Net profit (Group share) amounted to 2,242 million euros in 2019, an increase of +6.1% as published and +6.7% excluding the application of IFRS 16.

Excluding the capital loss on the disposal of the Fujian Shenyuan units in 2019 and the non-recurring financial gain in 2018, recurring net profit Group share(a) was up +11.1%.

Cash flow from operating activities before changes in working capital requirement totaled 4,859 million euros and stood at 22.2% of Group sales (21.0% excluding the application of IFRS16). This represented strong published growth of +14.5% (+8.3% excluding the application of IFRS 16).

In 2019, gross industrial capital expenditure for the Group amounted to 2,636 million euros, a major increase of +17.2% compared to 2018. It represented 12.0% of sales. The net debt-to-equity ratio stood at 64.0% at the end of December 2019, an improvement of -480 basis points compared to the end of 2018.

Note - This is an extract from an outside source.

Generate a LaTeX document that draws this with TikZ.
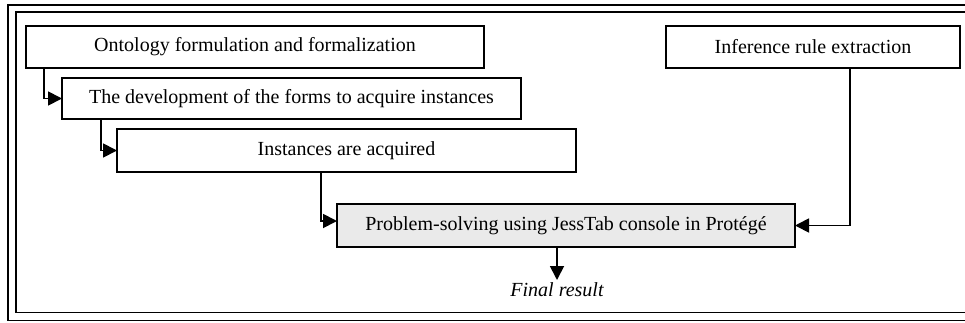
\documentclass[tikz,border=0pt]{standalone}
\usepackage{fontspec}
\setmainfont{Liberation Serif}
\usetikzlibrary{arrows.meta}
\definecolor{boxgray}{HTML}{EAEAEA}
\begin{document}
\begin{tikzpicture}[x=1pt,y=-1pt,
  stepbox/.style={draw=black, line width=1.8pt, fill=white, rectangle, inner sep=0pt, outer sep=0pt,
    font=\fontsize{20}{23}\selectfont, text=black},
  arr/.style={draw=black, line width=1.8pt, -{Triangle[length=14pt,width=14pt]}},
  frameline/.style={draw=black, line width=1.5pt}]
\useasboundingbox (0,0) rectangle (965,322);
% double frame (right side cut off)
\draw[frameline] (975,5) -- (8,5) -- (8,320.5) -- (975,320.5);
\draw[frameline] (975,12) -- (16,12) -- (16,312.7) -- (975,312.7);
% boxes
\node[stepbox, minimum width=458pt, minimum height=42pt] (b1) at (255,47) {Ontology formulation and formalization};
\node[stepbox, minimum width=459pt, minimum height=41pt] (b2) at (291.5,98.5) {The development of the forms to acquire instances};
\node[stepbox, minimum width=459pt, minimum height=43pt] (b3) at (346.5,150.5) {Instances are acquired};
\node[stepbox, fill=boxgray, minimum width=458pt, minimum height=43pt] (b4) at (566,225.5) {Problem-solving using JessTab console in Protégé};
\node[stepbox, minimum width=294pt, minimum height=42pt] (b5) at (813,47) {Inference rule extraction};
\node[font=\fontsize{20}{23}\selectfont\itshape, anchor=north, inner sep=0pt] (res) at (557,282) {Final result};
% connectors
\draw[arr] ([xshift=18pt]b1.south west) |- (b2.west);
\draw[arr] ([xshift=38.7pt]b2.south west) |- (b3.west);
\draw[arr] ([xshift=203.7pt]b3.south west) |- ([yshift=4.5pt]b4.west);
\draw[arr] ([xshift=184pt]b5.south west) |- (b4.east);
\draw[arr] ([xshift=220pt]b4.south west) -- ([xshift=220pt,yshift=-33pt]b4.south west);
\end{tikzpicture}
\end{document}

Industrial and financial investment decisions represented a total of 3.7 billion euros in 2019, a +19.8% increase compared with 2018. Industrial investment decisions reached a record high of 3,157 million euros, with major investments for long-term contracts with Large Industries customers, mainly in strategic basins where the Group is already present. The 12-month portfolio of opportunities remained strong and totaled 2.9 billion euros, an increase compared with 2.6 billion euros at the end of 2018.

Recurring ROCE(b) which excludes the capital loss on the disposal of the Fujian Shenyuan units on net profit, stood at 8.6%, i.e. a +60 basis points improvement compared to the end of December 2018. This improvement is in line with the Group’s NEOS target of returning to a ROCE of above 10% by 2021-2022.

Regarding to the extra financial performance of the Group, lost time accident frequency improved and reached 1.2 at the end of 2019. This represents the lowest employees lost time accident frequency rate of the last 20 years. In 2019, the Group’s carbon intensity declined further and reached 4.6 kg of CO2 equivalent per euro of EBITDA(c). It is lower than the initial forecast, notably from the disposal of the Fujian Shenyuan units but also because of several customer maintenance turnarounds, leading to lower production volumes. In January 2020, the Group’s commitment has been rewarded twice by the CDP(d), who gave Air Liquide the highest grade “A” both for its actions in favor of climate and its sustainable management of water. In addition, Air Liquide had 29% of women among engineers and managers in 2019 and aims to reach 35% by 2025.

Air Liquide’s Board of Directors, which met on February 10, 2020, approved the audited financial statements for the 2019 fiscal year. The Statutory Auditors are in the process of issuing a report with an unqualified opinion.

At the next Annual General Meeting the payment of a dividend of 2.70 euros per share will be proposed. Following the free share attribution of 1 for 10 in October 2019, the proposed dividend shows a strong growth of +12.4% compared with last year. The ex-dividend date is scheduled for May 11, 2020 and the payment is scheduled for May 13, 2020.

(a) Excluding exceptional and significant transactions that have no impact on the operating income recurring.

(b) Return on capital employed based on the recurring net profit, excluding exceptional and significant operations not impaching the operating income recurring.

(c) At 2015 exchange rate.

(d) A non-profit organization that evaluates companies based on their climate action.